*Prompt*.
Lines containing the word "React" should be extracted in full.
======== Material provided ========
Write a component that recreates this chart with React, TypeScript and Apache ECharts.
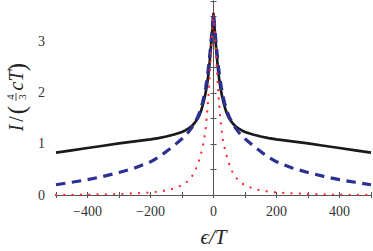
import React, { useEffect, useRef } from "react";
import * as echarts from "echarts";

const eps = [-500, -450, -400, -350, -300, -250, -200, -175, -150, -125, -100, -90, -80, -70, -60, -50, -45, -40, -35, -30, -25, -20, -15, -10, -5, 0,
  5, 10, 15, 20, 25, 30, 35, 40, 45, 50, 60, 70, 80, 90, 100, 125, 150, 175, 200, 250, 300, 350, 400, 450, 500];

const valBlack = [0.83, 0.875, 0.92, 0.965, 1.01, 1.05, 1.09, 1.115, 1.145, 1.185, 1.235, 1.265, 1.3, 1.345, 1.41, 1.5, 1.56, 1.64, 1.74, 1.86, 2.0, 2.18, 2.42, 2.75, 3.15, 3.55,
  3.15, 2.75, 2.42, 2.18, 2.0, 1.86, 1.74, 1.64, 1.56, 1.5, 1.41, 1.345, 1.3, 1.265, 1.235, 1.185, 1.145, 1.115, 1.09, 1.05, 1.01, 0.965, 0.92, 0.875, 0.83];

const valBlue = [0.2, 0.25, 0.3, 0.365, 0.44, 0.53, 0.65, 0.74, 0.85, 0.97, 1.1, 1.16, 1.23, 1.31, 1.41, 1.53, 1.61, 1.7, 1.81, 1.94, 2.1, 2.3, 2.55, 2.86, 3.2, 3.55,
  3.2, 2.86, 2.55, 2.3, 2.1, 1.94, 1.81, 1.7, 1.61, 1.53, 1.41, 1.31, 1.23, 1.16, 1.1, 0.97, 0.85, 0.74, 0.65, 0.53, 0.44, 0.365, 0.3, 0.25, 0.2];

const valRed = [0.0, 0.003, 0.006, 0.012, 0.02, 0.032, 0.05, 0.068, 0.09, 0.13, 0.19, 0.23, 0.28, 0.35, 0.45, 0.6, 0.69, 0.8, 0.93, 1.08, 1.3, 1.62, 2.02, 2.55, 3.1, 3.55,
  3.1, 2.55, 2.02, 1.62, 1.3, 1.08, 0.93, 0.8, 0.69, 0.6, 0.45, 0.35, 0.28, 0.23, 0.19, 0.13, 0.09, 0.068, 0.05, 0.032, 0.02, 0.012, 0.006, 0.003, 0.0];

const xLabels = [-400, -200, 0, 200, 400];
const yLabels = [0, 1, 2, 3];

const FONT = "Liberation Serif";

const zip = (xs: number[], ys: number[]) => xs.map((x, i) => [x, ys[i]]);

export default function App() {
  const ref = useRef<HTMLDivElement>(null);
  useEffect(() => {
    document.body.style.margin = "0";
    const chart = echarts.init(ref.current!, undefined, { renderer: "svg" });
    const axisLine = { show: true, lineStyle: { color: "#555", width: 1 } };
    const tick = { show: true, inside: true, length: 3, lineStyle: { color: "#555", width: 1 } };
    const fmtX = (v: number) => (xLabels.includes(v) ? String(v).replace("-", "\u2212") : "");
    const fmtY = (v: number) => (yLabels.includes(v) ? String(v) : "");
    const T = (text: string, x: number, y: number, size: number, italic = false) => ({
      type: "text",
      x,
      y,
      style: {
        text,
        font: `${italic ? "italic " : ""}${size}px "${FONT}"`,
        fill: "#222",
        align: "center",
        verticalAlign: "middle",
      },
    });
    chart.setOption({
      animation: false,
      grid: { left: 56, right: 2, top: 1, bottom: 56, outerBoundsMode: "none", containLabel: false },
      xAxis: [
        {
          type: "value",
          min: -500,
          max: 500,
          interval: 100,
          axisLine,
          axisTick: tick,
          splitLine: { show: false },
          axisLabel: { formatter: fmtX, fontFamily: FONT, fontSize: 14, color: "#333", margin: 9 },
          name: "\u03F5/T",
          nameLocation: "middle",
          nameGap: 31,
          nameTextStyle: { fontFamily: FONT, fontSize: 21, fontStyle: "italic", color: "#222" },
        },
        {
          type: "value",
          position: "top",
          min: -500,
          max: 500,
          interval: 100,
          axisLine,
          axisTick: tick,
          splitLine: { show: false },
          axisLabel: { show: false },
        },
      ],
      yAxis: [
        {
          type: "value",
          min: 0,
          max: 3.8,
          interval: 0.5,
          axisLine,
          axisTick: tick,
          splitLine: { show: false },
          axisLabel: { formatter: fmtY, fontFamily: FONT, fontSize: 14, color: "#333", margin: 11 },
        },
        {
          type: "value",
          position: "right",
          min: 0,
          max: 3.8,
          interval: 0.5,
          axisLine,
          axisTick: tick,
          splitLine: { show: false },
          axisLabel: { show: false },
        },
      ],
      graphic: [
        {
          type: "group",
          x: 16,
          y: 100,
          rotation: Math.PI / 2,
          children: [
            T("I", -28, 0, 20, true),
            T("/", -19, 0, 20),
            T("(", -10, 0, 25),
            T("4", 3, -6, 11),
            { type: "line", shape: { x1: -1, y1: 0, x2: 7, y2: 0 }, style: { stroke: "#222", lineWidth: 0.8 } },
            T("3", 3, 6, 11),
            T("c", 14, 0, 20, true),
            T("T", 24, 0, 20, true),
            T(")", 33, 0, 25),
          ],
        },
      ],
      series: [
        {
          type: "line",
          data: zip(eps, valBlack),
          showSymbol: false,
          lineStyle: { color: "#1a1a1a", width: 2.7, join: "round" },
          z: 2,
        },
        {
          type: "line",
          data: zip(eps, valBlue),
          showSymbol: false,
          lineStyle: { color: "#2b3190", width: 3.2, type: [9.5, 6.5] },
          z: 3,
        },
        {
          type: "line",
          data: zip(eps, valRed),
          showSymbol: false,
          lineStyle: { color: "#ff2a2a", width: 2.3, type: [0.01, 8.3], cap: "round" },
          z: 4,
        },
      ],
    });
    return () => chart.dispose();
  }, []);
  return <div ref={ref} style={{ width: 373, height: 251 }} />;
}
========
*Problem solution*.
Write a component that recreates this chart with React, TypeScript and Apache ECharts.
import React, { useEffect, useRef } from "react";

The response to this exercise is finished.